En portant le plaidoyer de culpabilité en appel, la défense a notamment fait valoir que cette déclaration est une preuve de conduite indigne qui aurait dû être écartée de la preuve.

« Rien dans la preuve ne relie la déclaration de l’appelant (Theus) au meurtre reproché, si ce n’est l’emploi du verbe tirer qui dénote une similitude. […] Pour conclure que l’appelant parlait implicitement du meurtre de M. D’Onofrio, le jury devait forcément faire une mauvaise utilisation de cette preuve. Il ne pouvait que spéculer ou se dire que parce qu’à une époque indéterminée, l’appelant tirait du monde déjà, il a vraisemblablement tiré sur M. D’Onofrio, donc il devait parler de ce meurtre. Ce sont là des inférences que le jury ne pouvait pas tirer. […] La mise en garde du juge (au jury) n’a pas permis d’éliminer le risque de préjudice moral que comportait l’admissibilité de la déclaration. Au contraire, elle invitait le jury à suivre un raisonnement défectueux », écrit notamment la juge Suzanne Gagné de la Cour d’appel dans sa décision.
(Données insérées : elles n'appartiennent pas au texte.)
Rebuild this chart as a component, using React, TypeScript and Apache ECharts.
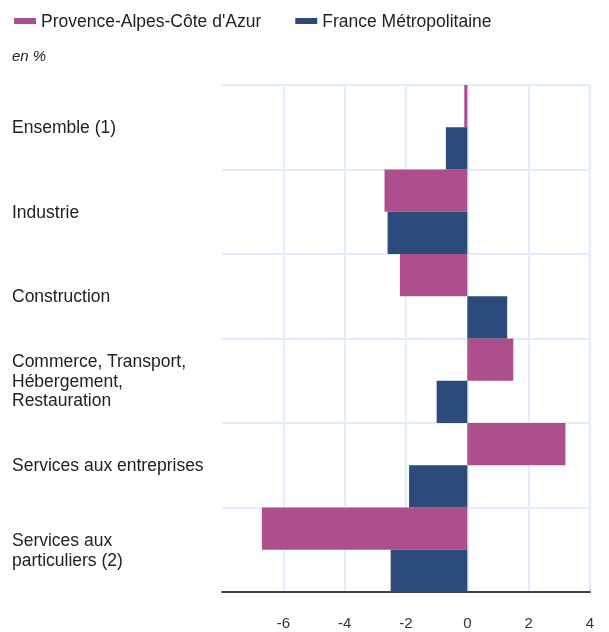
import React, { useEffect, useRef } from "react";
import * as echarts from "echarts";

const categories = [
  "Ensemble (1)",
  "Industrie",
  "Construction",
  "Commerce, Transport,\nHébergement,\nRestauration",
  "Services aux entreprises",
  "Services aux\nparticuliers (2)",
];
const pacaValues = [-0.1, -2.7, -2.2, 1.5, 3.2, -6.7];
const franceValues = [-0.7, -2.6, 1.3, -1.0, -1.9, -2.5];
const seriesNames = ["Provence-Alpes-Côte d'Azur", "France Métropolitaine"];
const unitLabel = "en %";

export default function App() {
  const ref = useRef<HTMLDivElement>(null);
  useEffect(() => {
    if (!ref.current) return;
    const chart = echarts.init(ref.current, null, { renderer: "svg" });
    const font = "'Liberation Sans', Arial, sans-serif";
    chart.setOption({
      animation: false,
      textStyle: { fontFamily: font },
      legend: {
        left: 9,
        top: 7,
        itemWidth: 22,
        itemHeight: 6,
        itemGap: 34,
        icon: "rect",
        textStyle: { fontSize: 17.5, color: "#222", fontFamily: font },
        data: seriesNames,
      },
      graphic: [
        {
          type: "text",
          left: 12,
          top: 48,
          style: { text: unitLabel, font: `italic 15px ${font}`, fill: "#222" },
        },
      ],
      grid: { left: 222, right: 19, top: 85, bottom: 40, containLabel: false },
      xAxis: {
        type: "value",
        min: -8,
        max: 4,
        interval: 2,
        axisLine: { show: true, onZero: false, lineStyle: { color: "#444", width: 2 } },
        axisTick: { show: false },
        axisLabel: {
          showMinLabel: false,
          fontSize: 15,
          color: "#333",
          margin: 23,
          fontFamily: font,
        },
        splitLine: { show: true, showMinLine: false, lineStyle: { color: "#E2EDFB", width: 2 } },
      },
      yAxis: {
        type: "category",
        data: categories,
        inverse: true,
        axisLine: { show: false },
        axisTick: { show: false },
        axisLabel: {
          align: "left",
          margin: 210,
          fontSize: 17.5,
          lineHeight: 19.5,
          color: "#222",
          fontFamily: font,
        },
        splitLine: { show: true, lineStyle: { color: "#E2EDFB", width: 2 } },
      },
      series: [
        {
          name: seriesNames[0],
          type: "bar",
          data: pacaValues,
          barGap: "0%",
          barCategoryGap: "0%",
          itemStyle: { color: "#AD4F8C" },
        },
        {
          name: seriesNames[1],
          type: "bar",
          data: franceValues,
          barGap: "0%",
          barCategoryGap: "0%",
          itemStyle: { color: "#2C4B7A" },
        },
      ],
    });
    return () => chart.dispose();
  }, []);
  return (
    <div
      ref={ref}
      style={{ position: "fixed", left: 0, top: 0, width: 609, height: 632 }}
    />
  );
}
Outre sa peine à perpétuité qui vient de tomber, Theus purge actuellement une peine de huit ans imposée en novembre 2020 pour une affaire d’invasion de domicile.

En soustrayant la période passée en détention préventive, il aura bientôt purgé les deux tiers de cette peine, et on ignore s’il pourrait recouvrer sa liberté en attendant la tenue de son nouveau procès pour le meurtre de M. D’Onofrio.

« Nous sommes satisfaites de la décision de la Cour d’appel », s’est contentée de déclarer à La Presse MÉlizabeth Ménard, qui représente Theus avec MAudrey-Bianca Chabauty.